At the same time, however, the same feelings of camaraderie among friends and family, the freedom of catching a flick in an open-air environment, or the romance of nestling into a car with a loved one remain.
“People today are still attracted by the entire experience,” Adler said.
Adler and his team at the locally-based Full Moon Drive-In decided to expand their concept stateside since the successful launch of Autocinema Coyote in Mexico City last year.
“We considered San Diego as a good entry point into the USA because it is a great city with great weather, and we know San Diegans love being outdoors,” he said. “We saw it as a great opportunity to help the cultural and entertainment scene flourish as it has over the past years.”
Not only is Full Moon helping drive the cultural scene in San Diego, but the organizers are also doing their part to help out the financially troubled school district.
“We saw this as an opportunity to help the local community, so we approached [the San Diego Unified School District] with the idea, and they agreed as long as we could find the right school,” Adler said. “To much luck, we came across PB Middle School, and after several meetings ,we decided to open there.
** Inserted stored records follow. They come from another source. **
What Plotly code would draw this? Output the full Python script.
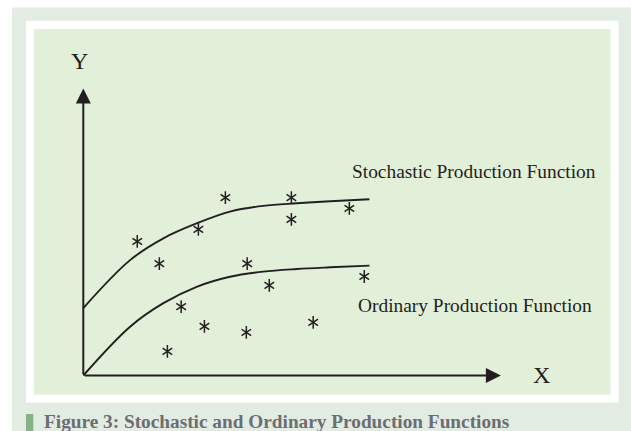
import plotly.graph_objects as go

# ---- data (abstract units: X input, Y output) ----
curve_x = [0, 1.63, 2.79, 3.95, 5.11, 6.27, 7.44, 8.60, 9.97]
stochastic_y = [2.35, 4.02, 4.78, 5.30, 5.71, 5.91, 6.00, 6.07, 6.14]
ordinary_y = [0, 1.70, 2.52, 3.09, 3.44, 3.62, 3.71, 3.77, 3.83]

obs_x = [1.88, 2.65, 4.01, 4.95, 7.25, 7.25, 9.27, 5.71, 6.48, 9.79, 3.41, 4.22, 5.68, 8.01, 2.93]
obs_y = [4.67, 3.90, 5.09, 6.20, 6.20, 5.44, 5.82, 3.90, 3.14, 3.45, 2.40, 1.71, 1.50, 1.85, 0.84]

axis_x_max = 14.55
axis_y_max = 10.0

label_stochastic = "Stochastic Production Function"
label_ordinary = "Ordinary Production Function"
caption = "Figure 3: Stochastic and Ordinary Production Functions"

W, H = 631, 431
ORIG_PX, ORIG_PY, UNIT = 83.3, 375.5, 28.7
INK = "#231f20"
SERIF = "Liberation Serif, Times New Roman, serif"

fig = go.Figure()

for ys in (stochastic_y, ordinary_y):
    fig.add_trace(go.Scatter(x=curve_x, y=ys, mode="lines",
                             line=dict(color=INK, width=1.9, shape="spline", smoothing=1.0),
                             hoverinfo="skip", showlegend=False))

for sym in ("y-up-open", "y-down-open"):
    fig.add_trace(go.Scatter(x=obs_x, y=obs_y, mode="markers",
                             marker=dict(symbol=sym, size=8, color=INK,
                                         line=dict(color=INK, width=1.5)),
                             hoverinfo="skip", showlegend=False))

def px(p):
    return p / W

def py(p):
    return 1 - p / H

shapes = [
    dict(type="rect", xref="paper", yref="paper", x0=px(12), x1=px(631), y0=py(431), y1=py(7.5),
         fillcolor="#e3ece2", line=dict(width=0), layer="below"),
    dict(type="rect", xref="paper", yref="paper", x0=px(26), x1=px(618.5), y0=py(402.5), y1=py(20.7),
         fillcolor="#ffffff", line=dict(width=0), layer="below"),
    dict(type="rect", xref="paper", yref="paper", x0=px(34), x1=px(610.5), y0=py(394.5), y1=py(29),
         fillcolor="#e2efd9", line=dict(width=0), layer="below"),
    dict(type="rect", xref="paper", yref="paper", x0=px(26), x1=px(33.3), y0=py(431), y1=py(414),
         fillcolor="#86b386", line=dict(width=0), layer="below"),
]

annotations = [
    # axes arrows
    dict(x=0, y=axis_y_max, ax=0, ay=0, xref="x", yref="y", axref="x", ayref="y",
         text="", showarrow=True, arrowhead=2, arrowsize=1.5, arrowwidth=2, arrowcolor=INK),
    dict(x=axis_x_max, y=0, ax=0, ay=0, xref="x", yref="y", axref="x", ayref="y",
         text="", showarrow=True, arrowhead=2, arrowsize=1.5, arrowwidth=2, arrowcolor=INK),
    dict(x=(79 - ORIG_PX) / UNIT, y=(ORIG_PY - 60.5) / UNIT, xref="x", yref="y", text="Y",
         showarrow=False, xanchor="center", yanchor="middle", font=dict(family=SERIF, size=24, color=INK)),
    dict(x=(541.5 - ORIG_PX) / UNIT, y=(ORIG_PY - 374.5) / UNIT, xref="x", yref="y", text="X",
         showarrow=False, xanchor="center", yanchor="middle", font=dict(family=SERIF, size=24, color=INK)),
    dict(x=(349.5 - ORIG_PX) / UNIT, y=(ORIG_PY - 171) / UNIT, xref="x", yref="y", text=label_stochastic,
         showarrow=False, xanchor="left", yanchor="middle", font=dict(family=SERIF, size=19.4, color=INK)),
    dict(x=(355.5 - ORIG_PX) / UNIT, y=(ORIG_PY - 305.5) / UNIT, xref="x", yref="y", text=label_ordinary,
         showarrow=False, xanchor="left", yanchor="middle", font=dict(family=SERIF, size=19.4, color=INK)),
    dict(x=px(41.5), y=py(421.3), xref="paper", yref="paper", text="<b>" + caption + "</b>",
         showarrow=False, xanchor="left", yanchor="middle", font=dict(family=SERIF, size=19.3, color="#6b6e72")),
]

fig.update_layout(
    width=W, height=H, autosize=False,
    margin=dict(l=0, r=0, t=0, b=0, pad=0),
    paper_bgcolor="#ffffff", plot_bgcolor="rgba(0,0,0,0)",
    xaxis=dict(range=[-ORIG_PX / UNIT, (W - ORIG_PX) / UNIT], visible=False, fixedrange=True),
    yaxis=dict(range=[(ORIG_PY - H) / UNIT, ORIG_PY / UNIT], visible=False, fixedrange=True),
    shapes=shapes, annotations=annotations, showlegend=False,
)

fig.write_html("out.html", config={"displayModeBar": False},
               post_script="document.body.style.margin='0';document.body.style.padding='0';"
                           "document.body.style.overflow='hidden';")
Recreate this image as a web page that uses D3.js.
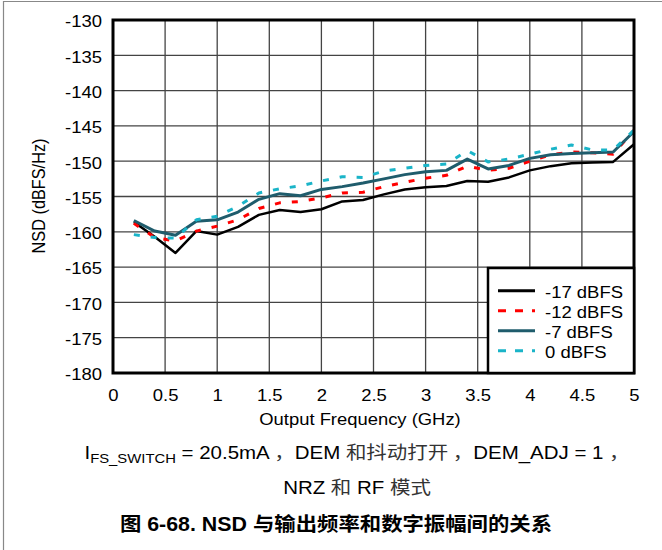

Our concept is based on the idea of creating a drive-in out of a lot or space that is empty at nights.”
In addition to paying its rent to a struggling SDUSD, Full Moon has also signed a partnership agreement with the local school to allow teachers, students, staff and parents hold educational and fundraising events for free.
Full Moon’s full-blown revival of the beloved tradition will debut on the weekend of July 20 with the screening of the San Diego-based film, “Top Gun.”
Tickets are $20 per car and are available online or at the door if the movie has not yet sold out.
Parking spots are allotted on a first-come, first-serve basis. Handicapped patrons and those arriving in classic cars of the 1950s and ’60s will have priority for the first rows. Gates open one hour prior to the listed movie showing, and organizers recommend that guests come early to secure the best spot.